Surprisingly (or perhaps not), how organizations define “diverse manager” can be a gating factor against getting their portfolio programs launched, and for managers to get their funds raised. Too often, experienced GPs that have proven their ability to deliver results may be excluded from a search based on definition alone. In some cases, a manager can spend much time and effort pursuing an allocation only to find out late in the process that they do not meet the investor’s diversity requirements.
There are many classifications of diverse groups: ethnic diversity, gender, veteran status, or others. When these are matrixed against organizational factors like ownership, board composition, decision-making/management, portfolio management, or tenure, things can quickly become very complex.
There is no standard definition for what makes a manager diverse. U.S. public pension plans, for example, may have very different definitions for diverse managers based on regional, political, or social factors. Meanwhile, some organizations may consider a manager diverse only if 50% of ownership are Black/African-American – while a firm of similar size and makeup might use a broad definition to include a range of ethnic diversities, women, and LGBTQ individuals.
Bridging the gap
Because there is no one-size-fits-all approach, many forward-thinking LPs are taking steps to educate managers on how they define diversity in their investment programs. The goal: provide managers with the information they need to be more focused in their fundraising efforts, more communicative in how they identify as diverse, and more knowledgeable about what investors are seeking.

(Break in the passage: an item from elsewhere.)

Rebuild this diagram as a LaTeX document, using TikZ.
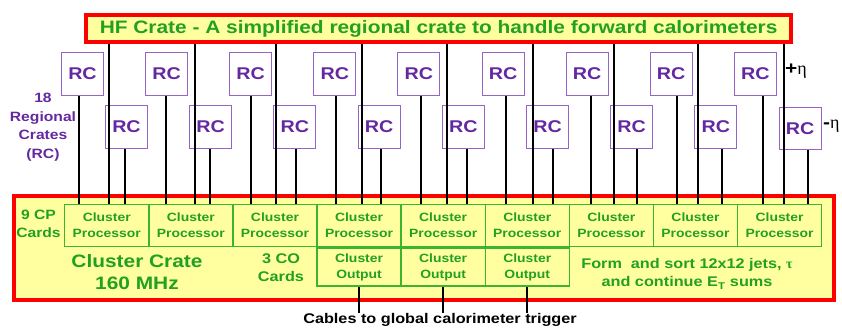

In addition, certain LPs are advocating for the industry and helping determine common ground by partnering with organizations like ILPA and its Diversity in Action program. By participating in programs like these, organizations not only commit to their own diversity goals, but they also act as an information bridge to share LPs’ criteria on diversity while enabling GPs to learn and adapt to those criteria.
Other organizations contributed to the industry early-on, helping create DEI principles and standards. For example, the Diverse Asset Managers Initiative (DAMI) produced the Fiduciary Guide to Investing with Diverse Asset Managers and Firms to help interested LPs navigate the steps to investing.